As companhias aéreas e a União Europeia pediram uma investigação.

A Belarus disse, nesta segunda-feira, que os controladores de voo só deram recomendações aos pilotos da Ryanair.

A Rússia acusou os países do Ocidente de hipocrisia. Os russos citaram dois incidentes

Em 2013, o avião presidencial da Bolívia foi obrigado a pousar na Áustria porque a agência de inteligência dos EUA suspeitava que o presidente da época, Evo Morales, levava ex-analista da Agência Nacional de Segurança americana (NSA, na sigla em inglês), Edward Snowden, que havia vazado dados sensíveis do governo americano.

Em 2016, um avião da Belarus foi obrigado a pousar na Ucrânia —a empresa aérea tinha desentendimentos financeiros com a Ucrânia.

O caso pode representar uma crise para a aviação civil?

Algumas linhas aéreas já passaram a evitar o espaço aéreo da Belarus, que é um corredor entre a Europa Ocidental e a Rússia (algumas rotas para a Ásia também passam pela Rússia).

Uma empresa aérea, a airBaltic, decidiu não usar o espaço aéreo da Belarus “até que a situação fique clara”.

O site Flightradar24 mostra que ao menos um voo da Ryanair evitou sobrevoar o país.

A Associação Internacional de Transporte Aéreo (Iata, na sigla em inglês) condenou a interferência e disse que a ação da Belarus é incompatível com a lei internacional.
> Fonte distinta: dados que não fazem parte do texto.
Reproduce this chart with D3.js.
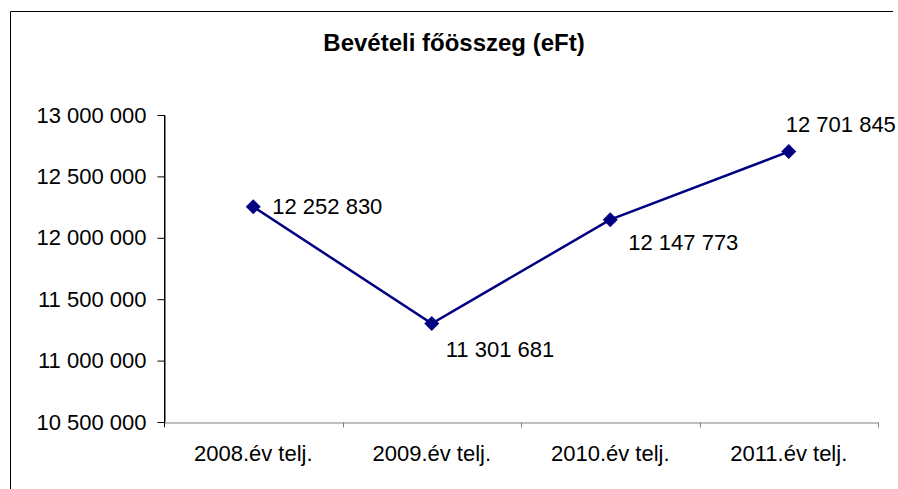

A Iata pediu uma investigação internacional, mas ainda não é claro quem iria conduzir isso.

Não há um órgão internacional que tem poder para decidir disputas sobre soberania em aviação.

A Icao, por exemplo, não tem poder para estabelecer regras, mas faz parte de um sistema sobre padrões de segurança.

A Icao foi mais atuante nos anos 1980, quando era comum que grupos militantes ou terroristas sequestrassem aviões —a discussão, na época, era se os países deveriam ou não permitir que aviões pousassem.

Essa seria a primeira vez que a Icao faria uma avaliação sobre um de seus membros forçar um avião a pousar.